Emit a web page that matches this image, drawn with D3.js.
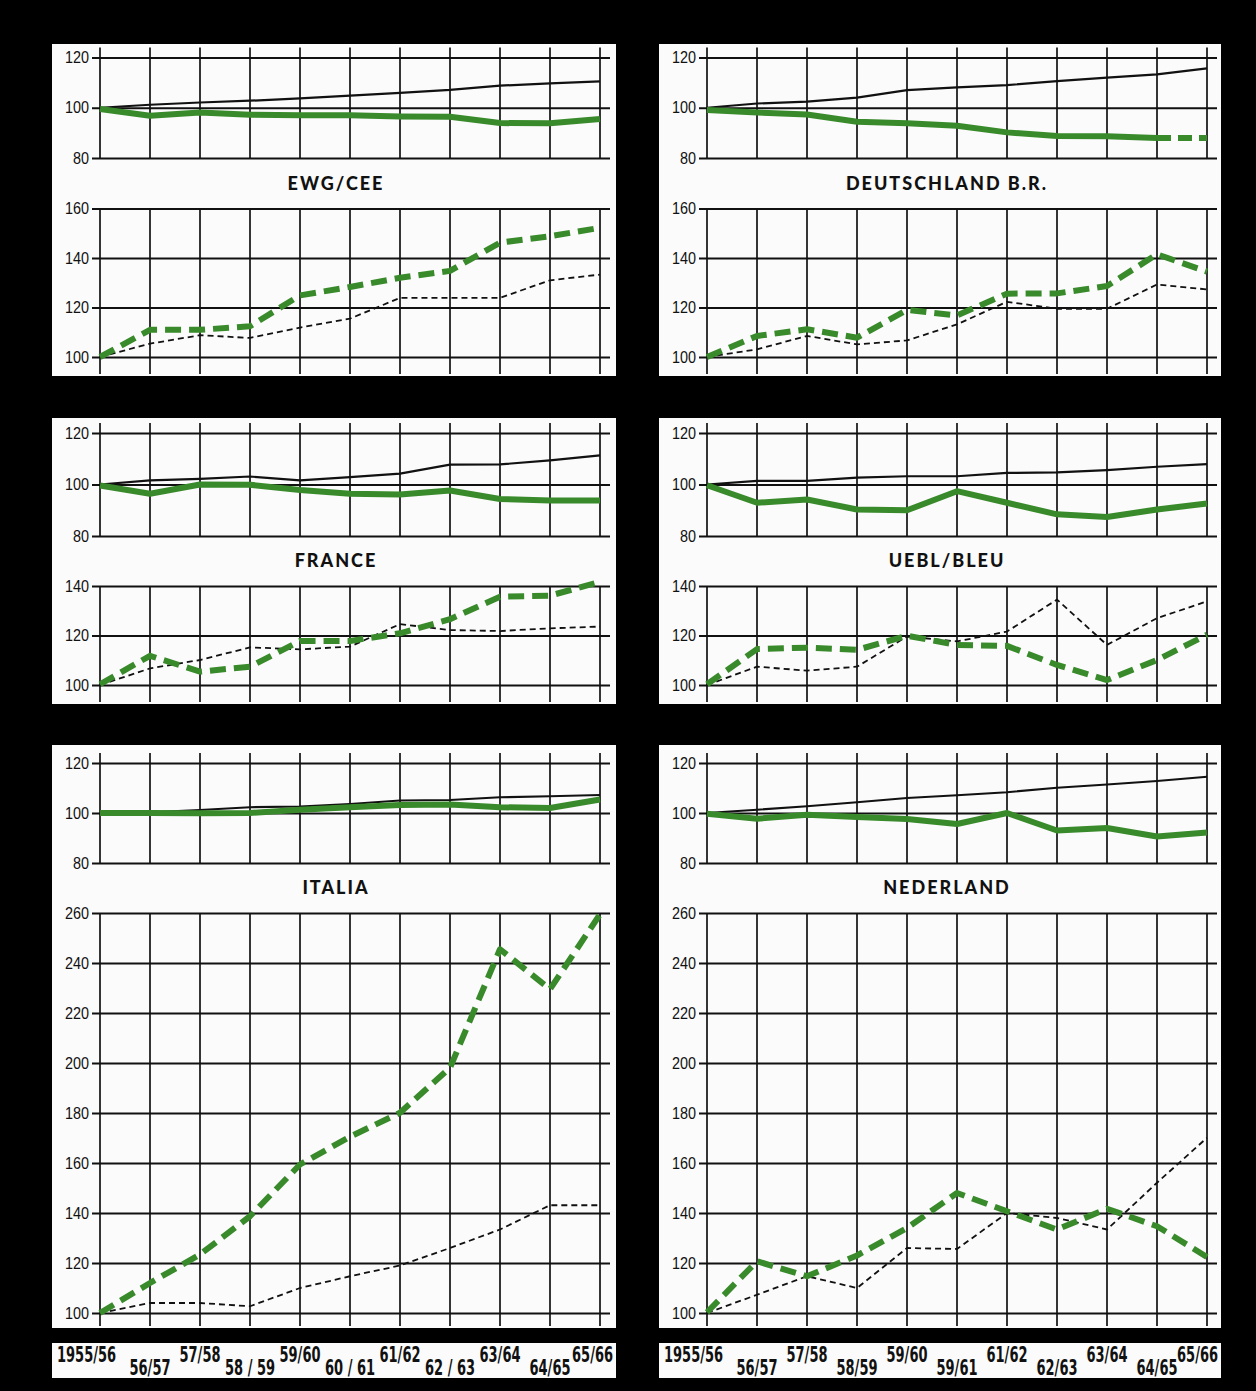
<!DOCTYPE html>
<html>
<head>
<meta charset="utf-8">
<script src="https://cdn.jsdelivr.net/npm/d3@7/dist/d3.min.js"></script>
<style>
  body { margin: 0; background: #000; }
  svg { display: block; }
  .tick text { font-family: "Liberation Sans", "DejaVu Sans", sans-serif; font-size: 16px; fill: #111; }
</style>
</head>
<body>
<script>
// seasons along the bottom
var yearsLeft = ["1955/56", "56/57", "57/58", "58 / 59", "59/60", "60 / 61", "61/62", "62 / 63", "63/64", "64/65", "65/66"];
var yearsRight = ["1955/56", "56/57", "57/58", "58/59", "59/60", "59/61", "61/62", "62/63", "63/64", "64/65", "65/66"];

var topTicks = [80, 100, 120];

// EWG / CEE
var ewgTopBlack = [100, 101.2, 102.1, 102.8, 103.7, 104.8, 105.9, 107.1, 108.8, 109.7, 110.5];
var ewgTopGreen = [99.5, 96.8, 98.1, 97.2, 97, 97, 96.5, 96.4, 93.9, 93.8, 95.5];
var ewgBotGreen = [100, 111, 111, 112.4, 124.9, 128.3, 132, 134.8, 146.2, 148.8, 152.2];
var ewgBotBlack = [100, 105.4, 108.8, 107.7, 111.9, 115.5, 123.9, 123.9, 123.9, 131, 133.3];

// Deutschland B.R.
var deTopBlack = [100, 101.7, 102.4, 104, 107, 108.1, 109, 110.6, 112, 113.3, 115.7];
var deTopGreen = [99.1, 98.1, 97.3, 94.4, 93.8, 92.8, 90.2, 88.8, 88.7, 88, 88];
var deBotGreen = [100, 108.5, 111.2, 107.8, 119, 116.8, 125.6, 125.7, 128.7, 141.5, 134.5];
var deBotBlack = [100, 103.1, 108.5, 105.1, 106.7, 113.2, 122.3, 119.5, 119.5, 129.3, 127.3];

// France
var frTopBlack = [100, 101.6, 102.2, 103.1, 101.6, 102.9, 104.2, 107.7, 107.8, 109.4, 111.3];
var frTopGreen = [99.6, 96.4, 100, 99.9, 97.9, 96.4, 96.1, 97.7, 94.4, 93.8, 93.8];
var frBotGreen = [100.3, 111.8, 105.4, 107.4, 117.8, 117.8, 120.9, 126.6, 135.7, 136.1, 141.7];
var frBotBlack = [100, 106.7, 110.1, 115.2, 114.4, 115.5, 124.6, 122.2, 121.8, 122.9, 123.6];

// UEBL / BLEU
var beTopBlack = [100, 101.4, 101.4, 102.7, 103.2, 103.2, 104.5, 104.7, 105.6, 106.9, 107.9];
var beTopGreen = [99.7, 92.9, 94.2, 90.3, 90, 97.4, 92.9, 88.4, 87.4, 90.3, 92.6];
var beBotGreen = [100.3, 114.5, 115.1, 114.2, 119.9, 116.2, 115.8, 108.1, 102, 110.1, 120.3];
var beBotBlack = [100, 107.4, 105.8, 107.4, 119.6, 117.6, 121.6, 134.5, 116.2, 127, 133.8];

// Italia
var itTopBlack = [100.3, 100.3, 101.2, 102.3, 102.6, 103.6, 105, 105.2, 106.3, 106.7, 107.2];
var itTopGreen = [100, 100, 99.9, 100, 101.3, 102.3, 103.2, 103.4, 102.3, 102, 105.4];
var itBotGreen = [100, 112, 123.4, 138.7, 159.4, 170.5, 180.1, 198.1, 245.5, 229.5, 259.5];
var itBotBlack = [100, 104, 104, 102.7, 110, 114.7, 119, 126, 133.4, 143.1, 143.1];

// Nederland
var nlTopBlack = [100, 101.3, 102.7, 104.3, 106, 107.1, 108.3, 110.1, 111.4, 112.8, 114.5];
var nlTopGreen = [99.7, 97.7, 99.3, 98.4, 97.6, 95.6, 100, 93, 94, 90.6, 92.2];
var nlBotGreen = [100.3, 120.7, 114.7, 123, 134, 148, 140.7, 133.4, 141.7, 134.7, 122.4];
var nlBotBlack = [100, 107.3, 114.7, 110, 126, 125.6, 140, 138, 133.4, 152.1, 170.1];

var GREEN = "#398a2b";

var rows = [
  {box: [44, 376], top120: 57.5, top80: 158, botTop: 208.5, bot100: 357, titleY: 190},
  {box: [418, 704], top120: 433, top80: 536, botTop: 586, bot100: 685, titleY: 567},
  {box: [745, 1328], top120: 763, top80: 863, botTop: 913, bot100: 1313, titleY: 894}
];
var cols = [
  {box: [52, 616], x0: 100, titleX: 336},
  {box: [659, 1221], x0: 707, titleX: 947}
];

var panels = [
  {name: "EWG/CEE", row: 0, col: 0, botMax: 160, tb: ewgTopBlack, tg: ewgTopGreen, bg: ewgBotGreen, bb: ewgBotBlack},
  {name: "DEUTSCHLAND B.R.", row: 0, col: 1, botMax: 160, tb: deTopBlack, tg: deTopGreen, bg: deBotGreen, bb: deBotBlack, dashedTail: true},
  {name: "FRANCE", row: 1, col: 0, botMax: 140, tb: frTopBlack, tg: frTopGreen, bg: frBotGreen, bb: frBotBlack},
  {name: "UEBL/BLEU", row: 1, col: 1, botMax: 140, tb: beTopBlack, tg: beTopGreen, bg: beBotGreen, bb: beBotBlack},
  {name: "ITALIA", row: 2, col: 0, botMax: 260, tb: itTopBlack, tg: itTopGreen, bg: itBotGreen, bb: itBotBlack},
  {name: "NEDERLAND", row: 2, col: 1, botMax: 260, tb: nlTopBlack, tg: nlTopGreen, bg: nlBotGreen, bb: nlBotBlack}
];

var svg = d3.select("body").append("svg")
    .attr("width", 1256)
    .attr("height", 1391);

svg.append("rect").attr("width", 1256).attr("height", 1391).attr("fill", "#000");

function drawChart(g, x, y, ticks, vTop, vBottom) {
    // horizontal grid + labels
    var axis = d3.axisLeft(y).tickValues(ticks).tickSize(-518).tickPadding(3);
    var ga = g.append("g")
        .attr("transform", "translate(" + (x.range()[0] - 8) + ",0)")
        .call(axis);
    ga.select(".domain").remove();
    ga.selectAll(".tick line").attr("stroke", "#111").attr("stroke-width", 1.9);
    // squeeze the numbers a bit like the printed ones
    ga.selectAll(".tick text")
        .attr("transform", "scale(0.9,1)")
        .attr("x", -3 / 0.9);

    // vertical grid
    g.append("g").selectAll("line")
        .data(d3.range(11))
        .enter()
            .append("line")
            .attr("x1", function(d) { return x(d); })
            .attr("x2", function(d) { return x(d); })
            .attr("y1", vTop)
            .attr("y2", vBottom)
            .attr("stroke", "#111")
            .attr("stroke-width", 1.7);
}

function drawLine(g, x, y, data, color, width, dash) {
    var line = d3.line()
        .x(function(d, i) { return x(i); })
        .y(function(d) { return y(d); });
    g.append("path")
        .attr("d", line(data))
        .attr("fill", "none")
        .attr("stroke", color)
        .attr("stroke-width", width)
        .attr("stroke-linejoin", "round")
        .attr("stroke-dasharray", dash || null);
}

panels.forEach(function(p) {
    var r = rows[p.row], c = cols[p.col];
    var g = svg.append("g");

    g.append("rect")
        .attr("x", c.box[0]).attr("y", r.box[0])
        .attr("width", c.box[1] - c.box[0]).attr("height", r.box[1] - r.box[0])
        .attr("fill", "#fbfbfb");

    var x = d3.scaleLinear().domain([0, 10]).range([c.x0, c.x0 + 500]);
    var yTop = d3.scaleLinear().domain([80, 120]).range([r.top80, r.top120]);
    var yBot = d3.scaleLinear().domain([100, p.botMax]).range([r.bot100, r.botTop]);

    drawChart(g, x, yTop, topTicks, r.top120 - 10, r.top80);
    drawChart(g, x, yBot, d3.range(100, p.botMax + 1, 20), r.botTop, r.box[1] - 2);

    // upper chart
    drawLine(g, x, yTop, p.tb, "#111", 2.2);
    if (p.dashedTail) {
        var head = p.tg.slice(0, 10);
        drawLine(g, x, yTop, head, GREEN, 6);
        var tail = d3.line()
            .x(function(d, i) { return x(9 + i); })
            .y(function(d) { return yTop(d); });
        g.append("path")
            .attr("d", tail(p.tg.slice(9)))
            .attr("fill", "none")
            .attr("stroke", GREEN)
            .attr("stroke-width", 6)
            .attr("stroke-dasharray", "14,7");
    } else {
        drawLine(g, x, yTop, p.tg, GREEN, 6);
    }

    // lower chart
    drawLine(g, x, yBot, p.bb, "#111", 1.8, "6,4");
    drawLine(g, x, yBot, p.bg, GREEN, 6, "16,8");

    g.append("text")
        .attr("x", c.titleX)
        .attr("y", r.titleY)
        .attr("text-anchor", "middle")
        .attr("font-family", "Lato, 'Open Sans', sans-serif")
        .attr("font-weight", 900)
        .attr("font-size", 18)
        .attr("letter-spacing", 2)
        .attr("fill", "#111")
        .text(p.name);
});

// season labels, narrowed with a horizontal scale
var sx = 0.62;
cols.forEach(function(c, ci) {
    var labels = ci == 0 ? yearsLeft : yearsRight;
    var x = d3.scaleLinear().domain([0, 10]).range([c.x0, c.x0 + 500]);
    svg.append("rect")
        .attr("x", c.box[0]).attr("y", 1343)
        .attr("width", c.box[1] - c.box[0]).attr("height", 35)
        .attr("fill", "#fbfbfb");
    svg.append("g").selectAll("text")
        .data(labels)
        .enter()
            .append("text")
            .attr("transform", function(d, i) {
                var px = x(i);
                if (i == 0) px = c.box[0] + 5;
                if (i == 10) px = c.box[1] - 3;
                var py = i % 2 == 0 ? 1362 : 1375;
                return "translate(" + px + "," + py + ") scale(" + sx + ",1)";
            })
            .attr("text-anchor", function(d, i) {
                if (i == 0) return "start";
                if (i == 10) return "end";
                return "middle";
            })
            .attr("font-family", "'DejaVu Sans', sans-serif")
            .attr("font-weight", "bold")
            .attr("font-size", 21)
            .attr("fill", "#111")
            .text(function(d) { return d; });
});
</script>
</body>
</html>
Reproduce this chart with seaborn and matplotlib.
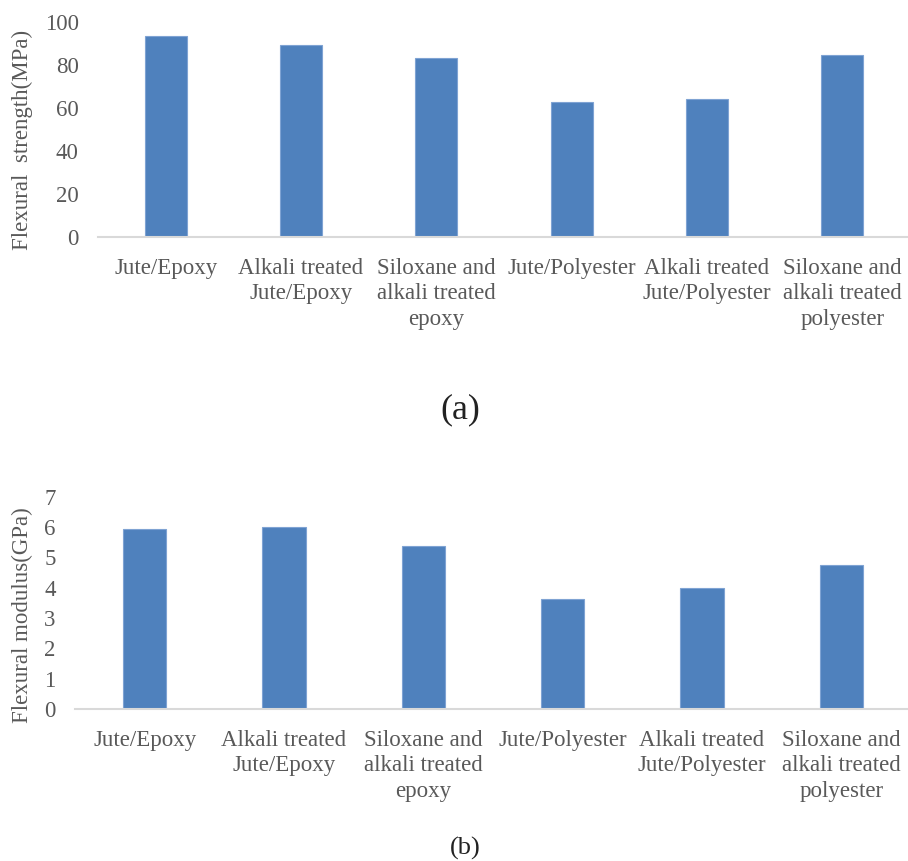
import pandas as pd
import matplotlib.pyplot as plt
import seaborn as sns

categories = ['Jute/Epoxy', 'Alkali treated\nJute/Epoxy', 'Siloxane and\nalkali treated\nepoxy',
              'Jute/Polyester', 'Alkali treated\nJute/Polyester', 'Siloxane and\nalkali treated\npolyester']
strength = [93.5, 89.3, 83.3, 62.6, 64.0, 84.5]
modulus = [5.93, 6.0, 5.37, 3.64, 4.0, 4.76]

sns.set_style('white')
plt.rcParams['font.family'] = ['Liberation Serif', 'DejaVu Serif']

BAR = '#4F81BD'
GREY = '#595959'

fig = plt.figure(figsize=(9.08, 8.61), dpi=100)
ax1 = fig.add_axes([98 / 908, 1 - 237 / 861, 812 / 908, 215 / 861])
ax2 = fig.add_axes([75 / 908, 1 - 709 / 861, 836 / 908, 212.3 / 861])


def draw(ax, values, ylim, ticks, ylabel, ylab_y):
    df = pd.DataFrame({'cat': categories, 'val': values})
    sns.barplot(data=df, x='cat', y='val', ax=ax, color=BAR, width=0.31,
                edgecolor='#7FA3D3', linewidth=0.8, saturation=1)
    ax.set_xlim(-0.5, 5.5)
    ax.set_ylim(*ylim)
    ax.set_yticks(ticks)
    ax.set_xlabel('')
    ax.set_ylabel('')
    for s in ['top', 'right', 'left']:
        ax.spines[s].set_visible(False)
    ax.spines['bottom'].set_color('#D9D9D9')
    ax.spines['bottom'].set_linewidth(1.5)
    ax.tick_params(axis='both', length=0, labelsize=16.5, colors=GREY)
    ax.tick_params(axis='y', pad=14)
    ax.tick_params(axis='x', pad=15)
    for lbl in ax.get_xticklabels():
        lbl.set_multialignment('center')
        lbl.set_linespacing(1.28)
    fig.text(22 / 908, ylab_y, ylabel, rotation=90, ha='center', va='center',
             fontsize=16.5, color=GREY)


draw(ax1, strength, (0, 100), [0, 20, 40, 60, 80, 100], 'Flexural  strength(MPa)', 1 - 140 / 861)
draw(ax2, modulus, (0, 7), range(0, 8), 'Flexural modulus(GPa)', 1 - 615 / 861)

fig.text(460 / 908, 1 - 410 / 861, '(a)', ha='center', va='center', fontsize=26, color='#222222')
fig.text(465 / 908, 1 - 848 / 861, '(b)', ha='center', va='center', fontsize=19, color='#222222')

fig.savefig('out.png', dpi=100)
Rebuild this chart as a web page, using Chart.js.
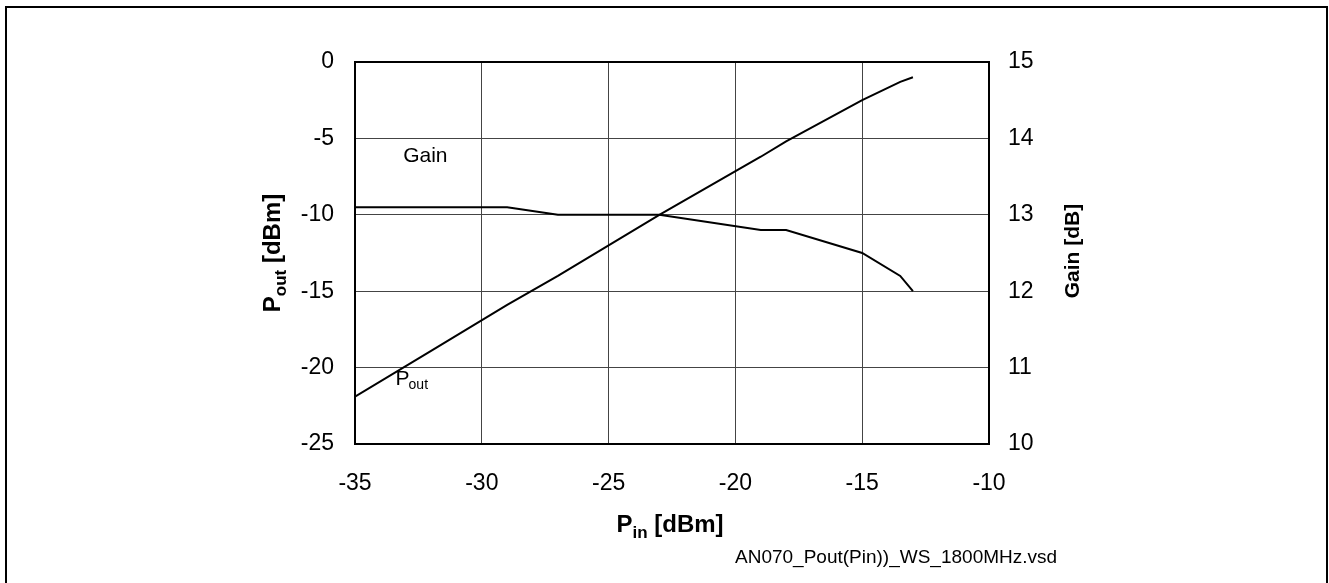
------------
WHAT IS REQUIRED:
Take the records from their first line through the line containing "123.9, 131, 133.3];" and please return exactly those lines, both ends included, minus the pictures.

CORRECT RESULT:
Emit a web page that matches this image, drawn with D3.js.
<!DOCTYPE html>
<html>
<head>
<meta charset="utf-8">
<script src="https://cdn.jsdelivr.net/npm/d3@7/dist/d3.min.js"></script>
<style>
  body { margin: 0; background: #000; }
  svg { display: block; }
  .tick text { font-family: "Liberation Sans", "DejaVu Sans", sans-serif; font-size: 16px; fill: #111; }
</style>
</head>
<body>
<script>
// seasons along the bottom
var yearsLeft = ["1955/56", "56/57", "57/58", "58 / 59", "59/60", "60 / 61", "61/62", "62 / 63", "63/64", "64/65", "65/66"];
var yearsRight = ["1955/56", "56/57", "57/58", "58/59", "59/60", "59/61", "61/62", "62/63", "63/64", "64/65", "65/66"];

var topTicks = [80, 100, 120];

// EWG / CEE
var ewgTopBlack = [100, 101.2, 102.1, 102.8, 103.7, 104.8, 105.9, 107.1, 108.8, 109.7, 110.5];
var ewgTopGreen = [99.5, 96.8, 98.1, 97.2, 97, 97, 96.5, 96.4, 93.9, 93.8, 95.5];
var ewgBotGreen = [100, 111, 111, 112.4, 124.9, 128.3, 132, 134.8, 146.2, 148.8, 152.2];
var ewgBotBlack = [100, 105.4, 108.8, 107.7, 111.9, 115.5, 123.9, 123.9, 123.9, 131, 133.3];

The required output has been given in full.